Greedy Questions at Tekion: What to Expect
Prepare for Greedy interview questions at Tekion — patterns, difficulty breakdown, and study tips.
Greedy algorithms test your ability to make locally optimal choices to reach a globally optimal solution. At Tekion, where engineering focuses on efficient, scalable solutions for the automotive retail industry, this mindset is directly applicable. Problems like scheduling service appointments, optimizing resource allocation, or minimizing wait times often have greedy solutions. While only 3 of Tekion's 23 coding problems are explicitly tagged as Greedy, mastering this pattern is crucial.

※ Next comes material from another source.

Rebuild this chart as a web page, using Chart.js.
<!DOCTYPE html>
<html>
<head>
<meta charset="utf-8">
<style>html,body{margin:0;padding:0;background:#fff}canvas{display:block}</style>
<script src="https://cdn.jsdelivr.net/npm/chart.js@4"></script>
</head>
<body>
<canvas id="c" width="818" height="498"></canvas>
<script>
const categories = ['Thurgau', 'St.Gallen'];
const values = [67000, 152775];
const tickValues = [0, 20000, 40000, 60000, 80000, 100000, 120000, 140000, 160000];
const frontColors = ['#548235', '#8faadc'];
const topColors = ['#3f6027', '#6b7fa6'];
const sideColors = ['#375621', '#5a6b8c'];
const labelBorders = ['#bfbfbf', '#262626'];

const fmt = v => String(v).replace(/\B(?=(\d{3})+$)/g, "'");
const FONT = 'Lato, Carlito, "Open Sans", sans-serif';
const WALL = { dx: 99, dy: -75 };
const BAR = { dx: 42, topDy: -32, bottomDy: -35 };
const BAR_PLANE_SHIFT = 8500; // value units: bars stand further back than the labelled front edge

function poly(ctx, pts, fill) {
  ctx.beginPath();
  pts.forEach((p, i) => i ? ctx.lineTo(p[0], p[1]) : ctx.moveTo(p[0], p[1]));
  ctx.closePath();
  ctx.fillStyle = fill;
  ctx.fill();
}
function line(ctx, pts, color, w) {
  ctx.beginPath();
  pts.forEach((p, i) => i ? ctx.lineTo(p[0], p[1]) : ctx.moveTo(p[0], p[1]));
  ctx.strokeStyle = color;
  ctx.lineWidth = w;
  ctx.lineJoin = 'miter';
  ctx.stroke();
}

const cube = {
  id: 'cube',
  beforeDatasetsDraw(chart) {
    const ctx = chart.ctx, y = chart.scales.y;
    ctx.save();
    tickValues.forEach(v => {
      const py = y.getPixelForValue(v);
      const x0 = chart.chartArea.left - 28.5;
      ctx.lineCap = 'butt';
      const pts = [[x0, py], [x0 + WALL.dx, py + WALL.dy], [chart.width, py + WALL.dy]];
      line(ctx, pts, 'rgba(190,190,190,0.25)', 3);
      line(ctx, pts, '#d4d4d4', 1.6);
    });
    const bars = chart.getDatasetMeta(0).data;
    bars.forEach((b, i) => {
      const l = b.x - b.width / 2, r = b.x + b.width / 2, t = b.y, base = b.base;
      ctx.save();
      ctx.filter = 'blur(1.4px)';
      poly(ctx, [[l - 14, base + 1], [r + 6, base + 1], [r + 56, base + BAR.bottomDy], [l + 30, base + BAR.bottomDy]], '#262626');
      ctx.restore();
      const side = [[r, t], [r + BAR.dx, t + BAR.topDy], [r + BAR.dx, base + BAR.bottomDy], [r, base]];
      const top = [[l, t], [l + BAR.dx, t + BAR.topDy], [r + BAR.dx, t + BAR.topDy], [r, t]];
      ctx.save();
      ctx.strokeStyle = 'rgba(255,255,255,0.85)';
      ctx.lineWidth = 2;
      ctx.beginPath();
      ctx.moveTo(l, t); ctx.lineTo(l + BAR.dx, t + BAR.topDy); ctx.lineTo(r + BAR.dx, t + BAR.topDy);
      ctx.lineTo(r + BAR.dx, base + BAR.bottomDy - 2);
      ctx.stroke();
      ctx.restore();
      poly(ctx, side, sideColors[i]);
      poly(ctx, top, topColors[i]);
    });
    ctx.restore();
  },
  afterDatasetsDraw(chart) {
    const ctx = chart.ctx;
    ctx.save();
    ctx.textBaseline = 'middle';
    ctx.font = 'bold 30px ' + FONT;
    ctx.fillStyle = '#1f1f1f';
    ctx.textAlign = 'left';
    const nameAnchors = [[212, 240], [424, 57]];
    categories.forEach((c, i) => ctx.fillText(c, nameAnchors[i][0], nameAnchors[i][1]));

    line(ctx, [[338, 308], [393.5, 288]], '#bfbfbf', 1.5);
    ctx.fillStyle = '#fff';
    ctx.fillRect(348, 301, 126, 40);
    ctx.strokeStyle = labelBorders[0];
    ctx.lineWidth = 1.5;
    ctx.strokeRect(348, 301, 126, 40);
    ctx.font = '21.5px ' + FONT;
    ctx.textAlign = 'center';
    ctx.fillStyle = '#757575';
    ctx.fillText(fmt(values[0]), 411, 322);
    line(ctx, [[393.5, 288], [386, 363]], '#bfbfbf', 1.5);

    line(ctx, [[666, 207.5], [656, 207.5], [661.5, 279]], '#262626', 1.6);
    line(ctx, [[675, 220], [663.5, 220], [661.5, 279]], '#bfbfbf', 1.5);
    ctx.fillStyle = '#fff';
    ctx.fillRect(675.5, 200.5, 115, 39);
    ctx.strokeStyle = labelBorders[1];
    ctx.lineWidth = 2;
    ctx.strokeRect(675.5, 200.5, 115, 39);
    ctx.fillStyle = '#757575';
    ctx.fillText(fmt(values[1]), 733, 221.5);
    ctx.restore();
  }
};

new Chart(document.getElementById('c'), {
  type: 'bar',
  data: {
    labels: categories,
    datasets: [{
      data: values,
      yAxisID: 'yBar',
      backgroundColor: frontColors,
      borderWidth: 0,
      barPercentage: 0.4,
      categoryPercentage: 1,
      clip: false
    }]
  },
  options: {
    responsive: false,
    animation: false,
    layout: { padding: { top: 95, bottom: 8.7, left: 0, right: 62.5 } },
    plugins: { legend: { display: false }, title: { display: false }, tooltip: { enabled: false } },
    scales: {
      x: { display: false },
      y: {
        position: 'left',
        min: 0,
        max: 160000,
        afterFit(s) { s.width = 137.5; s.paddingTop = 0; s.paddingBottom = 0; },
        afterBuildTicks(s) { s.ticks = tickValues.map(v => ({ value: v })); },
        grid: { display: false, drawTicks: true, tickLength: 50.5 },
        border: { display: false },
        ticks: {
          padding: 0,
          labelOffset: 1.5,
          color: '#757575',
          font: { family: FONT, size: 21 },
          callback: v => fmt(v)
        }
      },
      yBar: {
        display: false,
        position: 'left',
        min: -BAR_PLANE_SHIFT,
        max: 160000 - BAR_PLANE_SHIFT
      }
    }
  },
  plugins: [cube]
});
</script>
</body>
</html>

It demonstrates you can think in terms of incremental, efficient improvements—a valuable skill for building their real-time platforms.
What to Expect — Types of Problems
Tekion's greedy problems typically fall into predictable categories. You're most likely to encounter interval-based problems, such as meeting room scheduling or merging intervals, where the goal is to maximize the number of non-overlapping tasks or minimize resources. Assignment or partitioning problems are also common, where you must divide a set into groups under certain constraints, often using sorting as a first step. Expect straightforward problem statements, but the challenge lies in correctly identifying the greedy property—proving that making the best immediate choice (like picking the earliest ending interval) leads to the overall best answer. The problems are usually medium difficulty, testing if you can move beyond brute force to an efficient, single-pass solution.

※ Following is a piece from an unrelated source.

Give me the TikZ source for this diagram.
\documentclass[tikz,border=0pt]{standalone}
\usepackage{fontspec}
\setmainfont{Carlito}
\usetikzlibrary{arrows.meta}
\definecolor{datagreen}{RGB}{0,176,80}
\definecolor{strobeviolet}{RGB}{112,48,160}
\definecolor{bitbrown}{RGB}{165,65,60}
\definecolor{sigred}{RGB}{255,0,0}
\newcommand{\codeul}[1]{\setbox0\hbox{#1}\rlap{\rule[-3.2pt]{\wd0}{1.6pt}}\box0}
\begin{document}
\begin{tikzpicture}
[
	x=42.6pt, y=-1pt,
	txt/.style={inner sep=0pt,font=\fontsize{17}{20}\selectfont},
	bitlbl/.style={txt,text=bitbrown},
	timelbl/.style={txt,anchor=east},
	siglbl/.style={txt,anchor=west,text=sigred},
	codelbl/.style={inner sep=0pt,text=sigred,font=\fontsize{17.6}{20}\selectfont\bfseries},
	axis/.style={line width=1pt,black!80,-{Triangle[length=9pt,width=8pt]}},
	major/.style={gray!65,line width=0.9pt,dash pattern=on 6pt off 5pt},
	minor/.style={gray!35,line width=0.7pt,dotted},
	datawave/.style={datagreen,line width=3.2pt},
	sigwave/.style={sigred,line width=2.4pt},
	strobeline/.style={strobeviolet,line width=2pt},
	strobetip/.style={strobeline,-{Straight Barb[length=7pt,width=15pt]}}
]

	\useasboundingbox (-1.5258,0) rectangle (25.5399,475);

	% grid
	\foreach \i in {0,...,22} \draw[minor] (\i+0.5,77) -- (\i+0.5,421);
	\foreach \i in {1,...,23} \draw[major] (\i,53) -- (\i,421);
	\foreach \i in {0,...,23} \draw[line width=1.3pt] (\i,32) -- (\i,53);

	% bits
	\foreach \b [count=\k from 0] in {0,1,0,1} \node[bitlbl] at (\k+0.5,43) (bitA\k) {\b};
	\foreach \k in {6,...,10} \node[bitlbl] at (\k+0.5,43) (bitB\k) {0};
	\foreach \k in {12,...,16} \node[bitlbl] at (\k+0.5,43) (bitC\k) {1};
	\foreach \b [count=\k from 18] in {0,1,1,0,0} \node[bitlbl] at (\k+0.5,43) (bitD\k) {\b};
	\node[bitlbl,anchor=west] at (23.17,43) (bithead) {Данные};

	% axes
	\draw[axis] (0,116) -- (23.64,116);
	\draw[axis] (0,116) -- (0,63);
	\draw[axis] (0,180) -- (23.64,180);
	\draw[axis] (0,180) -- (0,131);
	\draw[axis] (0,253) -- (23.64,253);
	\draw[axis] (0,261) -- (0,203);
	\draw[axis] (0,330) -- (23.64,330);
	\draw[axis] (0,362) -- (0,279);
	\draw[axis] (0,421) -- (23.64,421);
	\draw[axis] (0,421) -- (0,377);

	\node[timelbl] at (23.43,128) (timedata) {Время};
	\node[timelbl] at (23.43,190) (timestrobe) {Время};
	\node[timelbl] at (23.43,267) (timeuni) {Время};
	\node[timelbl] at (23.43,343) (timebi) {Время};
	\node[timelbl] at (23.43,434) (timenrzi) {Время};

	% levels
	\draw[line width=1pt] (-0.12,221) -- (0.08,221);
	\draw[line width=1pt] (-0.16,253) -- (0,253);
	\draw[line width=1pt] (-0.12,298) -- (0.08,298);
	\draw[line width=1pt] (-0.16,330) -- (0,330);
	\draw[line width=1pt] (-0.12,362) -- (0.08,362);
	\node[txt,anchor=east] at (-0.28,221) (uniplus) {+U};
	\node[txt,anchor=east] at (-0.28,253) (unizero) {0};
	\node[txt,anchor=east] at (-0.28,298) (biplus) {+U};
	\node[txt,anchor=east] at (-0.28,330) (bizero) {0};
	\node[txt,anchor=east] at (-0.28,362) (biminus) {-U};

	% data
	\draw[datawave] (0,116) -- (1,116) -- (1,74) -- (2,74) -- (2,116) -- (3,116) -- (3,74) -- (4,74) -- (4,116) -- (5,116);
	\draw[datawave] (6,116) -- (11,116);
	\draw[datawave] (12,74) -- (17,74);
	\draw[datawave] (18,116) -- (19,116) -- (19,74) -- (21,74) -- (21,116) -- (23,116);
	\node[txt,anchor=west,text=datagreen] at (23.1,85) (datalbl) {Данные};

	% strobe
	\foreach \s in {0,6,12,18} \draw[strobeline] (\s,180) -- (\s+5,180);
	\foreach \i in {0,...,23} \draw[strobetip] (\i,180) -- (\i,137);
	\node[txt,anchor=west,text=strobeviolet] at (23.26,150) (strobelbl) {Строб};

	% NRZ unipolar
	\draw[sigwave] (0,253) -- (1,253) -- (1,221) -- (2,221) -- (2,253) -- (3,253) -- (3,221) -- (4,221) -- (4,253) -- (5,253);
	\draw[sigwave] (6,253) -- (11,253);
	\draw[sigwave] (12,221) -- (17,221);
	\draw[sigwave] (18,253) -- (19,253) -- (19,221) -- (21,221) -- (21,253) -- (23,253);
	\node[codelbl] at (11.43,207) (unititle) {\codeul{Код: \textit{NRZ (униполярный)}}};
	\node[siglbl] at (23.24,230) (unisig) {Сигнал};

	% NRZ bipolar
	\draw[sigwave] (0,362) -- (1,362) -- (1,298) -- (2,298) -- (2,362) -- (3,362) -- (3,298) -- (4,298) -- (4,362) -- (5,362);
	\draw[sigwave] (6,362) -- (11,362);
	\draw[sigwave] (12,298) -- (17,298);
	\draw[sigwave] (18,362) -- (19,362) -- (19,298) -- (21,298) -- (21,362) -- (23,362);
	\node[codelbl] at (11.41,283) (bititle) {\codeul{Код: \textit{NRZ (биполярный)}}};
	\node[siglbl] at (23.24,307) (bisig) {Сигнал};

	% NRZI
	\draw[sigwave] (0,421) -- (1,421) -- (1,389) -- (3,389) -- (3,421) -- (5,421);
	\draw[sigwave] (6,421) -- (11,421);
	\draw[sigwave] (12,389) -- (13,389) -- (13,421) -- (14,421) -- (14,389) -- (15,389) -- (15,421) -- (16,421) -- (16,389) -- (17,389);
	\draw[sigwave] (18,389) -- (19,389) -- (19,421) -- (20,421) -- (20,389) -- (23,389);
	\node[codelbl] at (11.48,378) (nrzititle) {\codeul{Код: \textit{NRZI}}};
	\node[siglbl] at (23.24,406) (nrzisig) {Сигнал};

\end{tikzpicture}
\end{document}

How to Prepare — Study Tips with One Code Example
Start by solidifying the core principle: a greedy algorithm builds a solution piece by piece, always choosing the next piece that offers the most immediate benefit. To identify a greedy problem, look for keywords like "minimum," "maximum," "shortest," "earliest," or "schedule." Your preparation should focus on recognizing the standard patterns. For each problem, ask: "If I sort this data first, does the optimal choice become obvious?"
A fundamental pattern is the "Earliest End Time" approach used in interval scheduling. The classic problem is: "Given a list of intervals, find the maximum number of non-overlapping intervals." The greedy choice is to always pick the interval that finishes the earliest, as it leaves the most room for future intervals.
def max_non_overlapping(intervals):
# Sort intervals by their end time
intervals.sort(key=lambda x: x[1])
count = 0
last_end = float('-inf')
for start, end in intervals:
if start >= last_end: # No overlap
count += 1
last_end = end
return count
Recommended Practice Order
Don't jump into advanced problems. Build competence in this order:
- Foundational Patterns: Practice the classic "Earliest End Time" (interval scheduling) and "Smallest/Largest First" (like coin change or assigning cookies).
- Tekion-Focused Practice: Solve the specific greedy problems in Tekion's company tag. This exposes you to their exact style and difficulty.
- Common Variants: Tackle related problems like "Merge Intervals" or "Minimum Number of Arrows to Burst Balloons," which build on the same sorting logic.
- Integration: Finally, solve problems where greedy is one component of a more complex solution, ensuring you can recognize the pattern within a larger problem.